Over the years I’ve made some money from computers and have been using them since 1970. I know that they are capable of great blessings, but some have been turned towards the Dark side and become Cyberkvetches, electronic nags that disrupt your serenity and oneness with the Universe.
It is the slow movement with the bow barely touching the strings, more a suggestion of sound, than sound itself, and a cellphone goes off with a bad electronic version of the opening chords of the Fifth Symphony. It’s difficult to recapture the mood after the lynching.
You walk through the door and it starts: the beeping from the answering machine that won’t stop unless you listen to every message; the chirping from the microwave telling you that it has heated the cinnamon roll; the flashing from the VCR telling you there was a power outage; your cellphone beeping randomly to notify you of a weak battery.

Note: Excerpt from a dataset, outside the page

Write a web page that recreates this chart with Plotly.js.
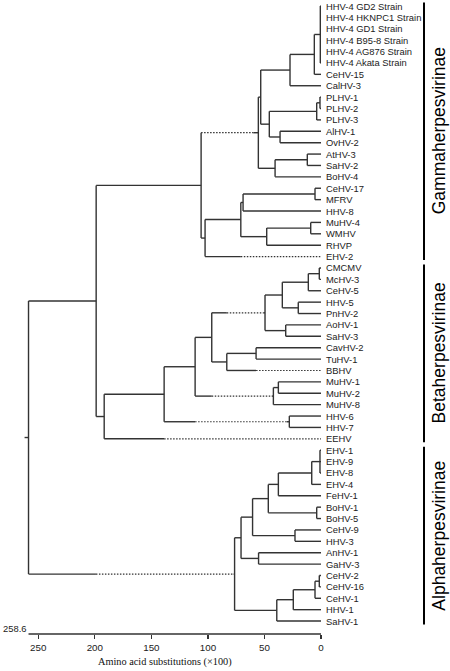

You sit down and turn on your computer and every piece of software pops up a flag asking you to check for updates. You go to a web site and a banner announces that you need a new version of the software plug-in to watch the bad animation you didn’t want to see in first place. [Quick question: how many people realize that the icon used for a missing plug-in is supposed to represent a jig-saw puzzle piece…err…okay, how many know what a jig-saw puzzle is? Boy, that’s a really useful symbol.]
You go to the site of the important software you use, wait for three ads to finish, and find you have the most recent version and don’t need to update anything, but you have just lost ten minutes of your life.
Where is the guy who thought that turning computers into neurotic complainers would help sales?